Considerando la peculiar situación geográfica de Ceuta, que tras la leva del puente se convertía en una isla, limitada por una frontera con un país cuyos nativos más cercanos anhelaban la fuga de algún presidiario, con el fin de tras su captura, cobrar con su entrega de nuevo al presidio, la inestimable cantidad de diez duros de plata.

Ceuta y los demás presidios españoles del Norte de África, como Melilla y los peñones de Alhucemas y La Gomera, se convirtieron en lugares propicios e ideales para la reclusión de presos.

A Ceuta se la apuntilla injusta y cruelmente por una disposición ministerial, con el calificativo de “PRESIDIO” pretendiendo con esto de catalogar de “beneficioso acuerdo”, dado que así, la ciudad dispondría de mano de obra gratuita para construcciones, fortificación y otros trabajos manuales o mecánicos.

Y aquella población apacible que veía el transcurrir de sus días con tranquilidad y que pretendía desarrollar sus cotidianos quehaceres con normalidad, se vio como de repente, ahogada por el alarmante crecimiento de su población penal.

En los inicios del siglo XIX, la vida en Ceuta se hace insoportable, la ciudad estaba empapada, saturada de ampones y presidiarios. Los moradores constituían el mínimo de la población, pues el contingente principal, el militar y los reclusos se encontraban en elevada desproporción.

Las consecuencias de semejante situación incidían en el absurdo concepto de la ciudadanía y así ocurría que la administración de la justicia se desarrollaba por cauces de auténtica anarquía, con decisiones arbitrarias y onerosas.

Las disposiciones adquieren un cariz de rutina, derivado casi siempre en soluciones absurdas y a veces disparatadas.

Este estado de cosas, llegó hasta el extremo de dictar normas respecto a la presencia física de las personas, de tal modo, que los presos debían circular, con el pelo y barba completamente rasurados, para poderlos distinguir de los demás moradores, que obligatoriamente debían usar bigote.

(El Reglamento del 5 de septiembre de 1844 establecía normas de sanidad y seguridad para las prisiones)

Como es lógico, la picaresca del bigote postizo, proliferó entre los penados, debiendo sufrir el resto de la población el humillante control de las patrullas callejeras, del tirón del bigote para comprobar la autenticidad del elemento que llevaba sobre el labio superior.
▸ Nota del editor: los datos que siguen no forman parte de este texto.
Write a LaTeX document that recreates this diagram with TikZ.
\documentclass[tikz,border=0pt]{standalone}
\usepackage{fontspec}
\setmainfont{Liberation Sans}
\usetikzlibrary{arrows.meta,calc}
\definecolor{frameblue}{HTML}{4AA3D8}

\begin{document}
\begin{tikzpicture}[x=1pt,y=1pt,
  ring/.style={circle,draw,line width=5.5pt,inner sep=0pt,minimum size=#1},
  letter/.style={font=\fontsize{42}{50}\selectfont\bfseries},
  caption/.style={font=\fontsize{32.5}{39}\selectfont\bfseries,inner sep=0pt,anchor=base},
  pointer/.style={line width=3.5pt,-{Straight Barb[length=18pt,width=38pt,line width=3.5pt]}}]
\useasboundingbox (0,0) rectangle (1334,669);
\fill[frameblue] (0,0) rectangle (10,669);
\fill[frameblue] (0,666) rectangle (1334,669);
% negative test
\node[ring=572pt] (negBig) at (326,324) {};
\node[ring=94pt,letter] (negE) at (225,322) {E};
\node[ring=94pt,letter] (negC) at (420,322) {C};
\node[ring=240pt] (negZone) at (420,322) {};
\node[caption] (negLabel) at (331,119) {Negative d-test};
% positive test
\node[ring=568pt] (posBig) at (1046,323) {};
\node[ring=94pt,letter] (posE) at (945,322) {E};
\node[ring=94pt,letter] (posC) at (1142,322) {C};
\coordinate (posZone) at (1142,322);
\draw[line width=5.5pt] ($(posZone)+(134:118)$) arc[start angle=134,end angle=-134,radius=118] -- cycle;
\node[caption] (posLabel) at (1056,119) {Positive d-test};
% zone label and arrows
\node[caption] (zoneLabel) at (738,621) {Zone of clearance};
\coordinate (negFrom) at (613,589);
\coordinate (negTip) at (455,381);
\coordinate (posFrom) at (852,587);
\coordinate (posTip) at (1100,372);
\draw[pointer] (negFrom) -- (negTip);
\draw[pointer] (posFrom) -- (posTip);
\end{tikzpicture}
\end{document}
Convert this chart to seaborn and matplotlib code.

Toda la ciudad se había convertido en un auténtico presidio, donde la vida se hacía insoportable.

Ante un ambiente tan enrarecido, desagradable y peligroso, al fin, la población emigra en masa. Las estadísticas de entonces, arrojan la increíble cantidad de 1098 civiles, frente a 600 penados. Lo que supone un preso por cada dos ciudadanos libres.

Por el año 1818, la Plaza se encontraba en el mayor de los abandonos y desidia, expuesta a perecer de hambre, sin alimentos y sin caudales. Los Gobernadores, no se cansaban de presentar al Rey las angustias y necesidades de la ciudad, del que no recibían sino evasivas y promesas incumplidas, sin tomar una decisión seria y eficaz que acabase con semejante situación. Fernando VII, recibió este inaudito oficio:

“Con reales órdenes pomposas y caudales imaginarios no se puede sostener esta plaza. Dígame V.M. a quién he de entregarla, pues está visto que España no la quiere conservar”.

Esta bella ciudad con sus antecedentes históricos y brillante pasado, codiciada en sucesivas etapas por varios países, ensalzada y engrandecida, tuvo que sufrir en el devenir de los tiempos, la discriminación del abandono, la ignorancia y el olvido de los que no supieron o no quisieron aquilatar la auténtica valía de una ciudad que ha sido considerada objeto de deseo de países como Reino Unido y Francia.